• [Written problem]:
Every line that contains the word "this" should be copied.

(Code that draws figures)
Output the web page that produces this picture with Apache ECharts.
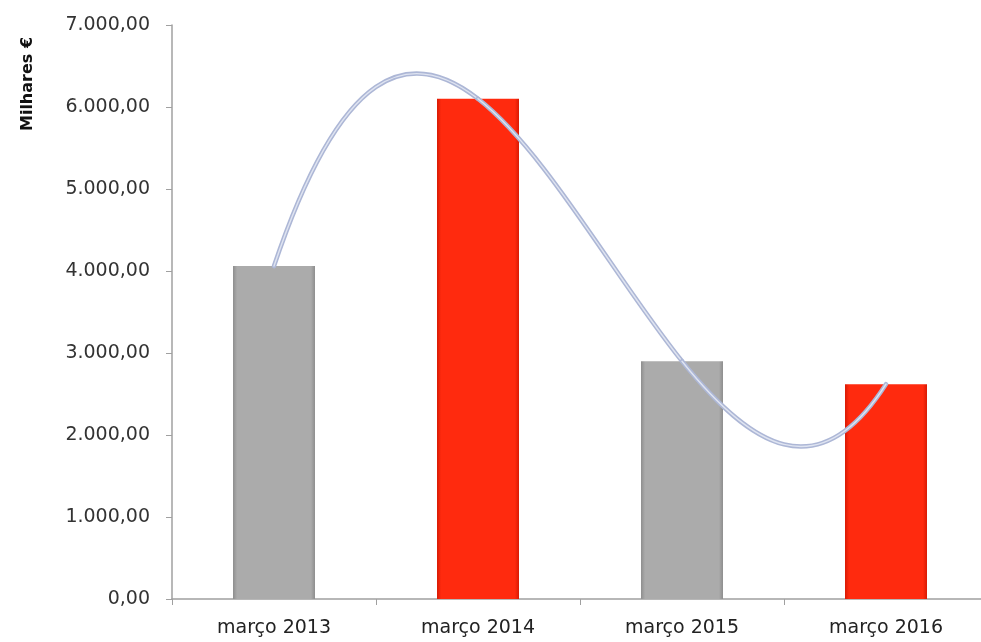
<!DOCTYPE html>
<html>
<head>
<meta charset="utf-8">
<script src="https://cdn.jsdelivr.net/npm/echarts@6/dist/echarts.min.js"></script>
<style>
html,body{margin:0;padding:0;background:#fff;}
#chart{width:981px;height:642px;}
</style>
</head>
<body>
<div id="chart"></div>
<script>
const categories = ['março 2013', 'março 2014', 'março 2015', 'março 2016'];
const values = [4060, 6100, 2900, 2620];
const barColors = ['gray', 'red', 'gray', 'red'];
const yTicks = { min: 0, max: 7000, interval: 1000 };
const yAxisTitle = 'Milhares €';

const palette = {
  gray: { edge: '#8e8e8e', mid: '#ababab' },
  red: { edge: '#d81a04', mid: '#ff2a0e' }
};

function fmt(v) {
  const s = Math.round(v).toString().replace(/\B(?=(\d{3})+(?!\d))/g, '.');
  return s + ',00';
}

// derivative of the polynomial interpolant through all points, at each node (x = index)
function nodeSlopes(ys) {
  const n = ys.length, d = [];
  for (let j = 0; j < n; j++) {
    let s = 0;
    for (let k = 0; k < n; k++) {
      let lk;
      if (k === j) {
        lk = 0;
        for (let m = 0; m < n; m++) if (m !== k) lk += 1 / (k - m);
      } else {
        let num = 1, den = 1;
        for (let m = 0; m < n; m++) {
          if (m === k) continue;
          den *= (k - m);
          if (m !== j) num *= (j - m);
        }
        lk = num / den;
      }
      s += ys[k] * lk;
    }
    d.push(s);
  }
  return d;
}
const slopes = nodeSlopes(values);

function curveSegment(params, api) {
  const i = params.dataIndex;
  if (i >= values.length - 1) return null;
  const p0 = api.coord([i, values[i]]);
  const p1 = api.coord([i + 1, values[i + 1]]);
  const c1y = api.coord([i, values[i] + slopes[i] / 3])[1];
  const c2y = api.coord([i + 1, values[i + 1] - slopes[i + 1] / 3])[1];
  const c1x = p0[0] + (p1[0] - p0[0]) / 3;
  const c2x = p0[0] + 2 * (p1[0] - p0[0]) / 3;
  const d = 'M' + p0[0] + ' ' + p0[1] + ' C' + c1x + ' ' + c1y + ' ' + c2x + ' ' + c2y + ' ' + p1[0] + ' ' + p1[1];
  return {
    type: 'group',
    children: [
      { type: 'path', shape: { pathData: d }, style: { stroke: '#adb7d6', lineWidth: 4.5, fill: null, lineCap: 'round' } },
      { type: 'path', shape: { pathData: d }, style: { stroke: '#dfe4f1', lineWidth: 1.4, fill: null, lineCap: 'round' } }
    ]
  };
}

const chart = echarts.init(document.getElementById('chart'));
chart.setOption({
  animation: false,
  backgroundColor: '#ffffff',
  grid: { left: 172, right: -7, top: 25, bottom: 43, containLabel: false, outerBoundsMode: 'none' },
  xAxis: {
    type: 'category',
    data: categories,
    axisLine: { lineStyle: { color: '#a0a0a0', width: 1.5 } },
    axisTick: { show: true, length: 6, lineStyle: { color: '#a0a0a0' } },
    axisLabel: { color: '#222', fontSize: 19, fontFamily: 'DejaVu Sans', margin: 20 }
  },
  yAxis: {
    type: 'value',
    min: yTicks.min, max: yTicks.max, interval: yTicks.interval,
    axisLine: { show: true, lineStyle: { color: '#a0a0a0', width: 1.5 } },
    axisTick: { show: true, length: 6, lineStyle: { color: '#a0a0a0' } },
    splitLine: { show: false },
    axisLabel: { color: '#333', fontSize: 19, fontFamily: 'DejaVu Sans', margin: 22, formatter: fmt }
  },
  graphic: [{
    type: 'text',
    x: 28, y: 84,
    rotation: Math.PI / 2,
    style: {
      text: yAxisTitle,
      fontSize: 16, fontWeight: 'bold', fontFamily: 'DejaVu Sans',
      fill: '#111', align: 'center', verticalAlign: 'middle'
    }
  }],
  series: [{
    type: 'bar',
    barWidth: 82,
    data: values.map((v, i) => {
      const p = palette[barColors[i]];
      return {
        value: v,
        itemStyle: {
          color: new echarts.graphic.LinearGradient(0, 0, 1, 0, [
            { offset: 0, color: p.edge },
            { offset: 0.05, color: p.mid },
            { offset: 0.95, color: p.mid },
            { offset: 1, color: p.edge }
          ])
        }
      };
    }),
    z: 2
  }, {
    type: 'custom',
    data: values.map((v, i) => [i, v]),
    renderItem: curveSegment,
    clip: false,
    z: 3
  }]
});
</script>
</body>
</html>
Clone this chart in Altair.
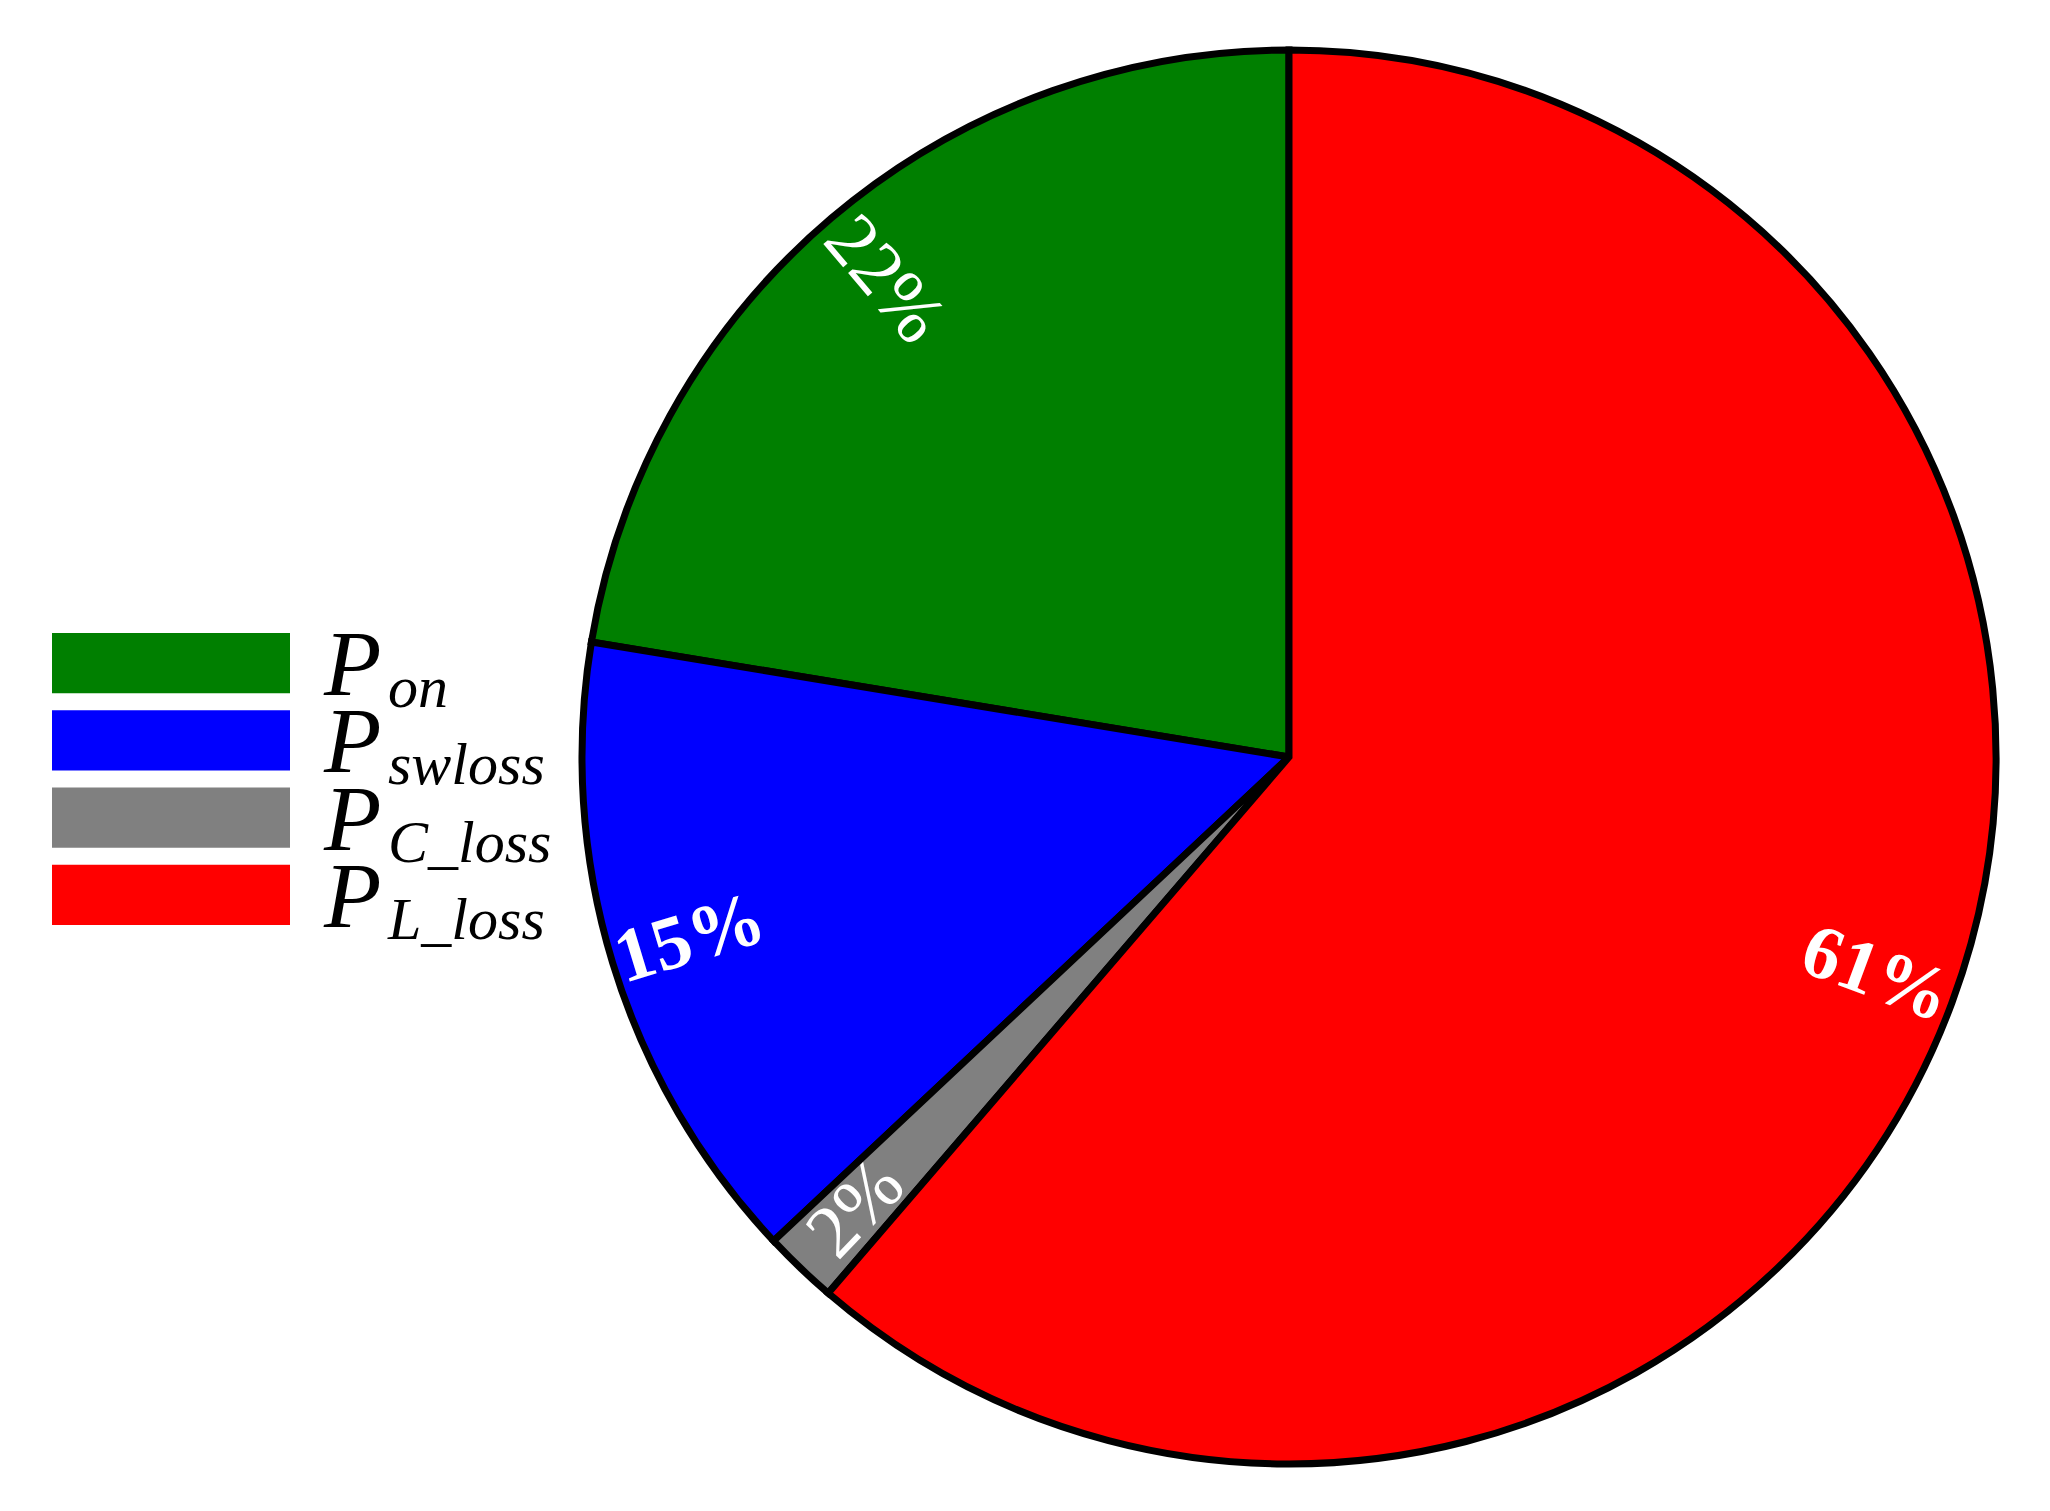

• [Exercise result]:
Output the web page that produces this picture with Apache ECharts.
Clone this chart in Altair.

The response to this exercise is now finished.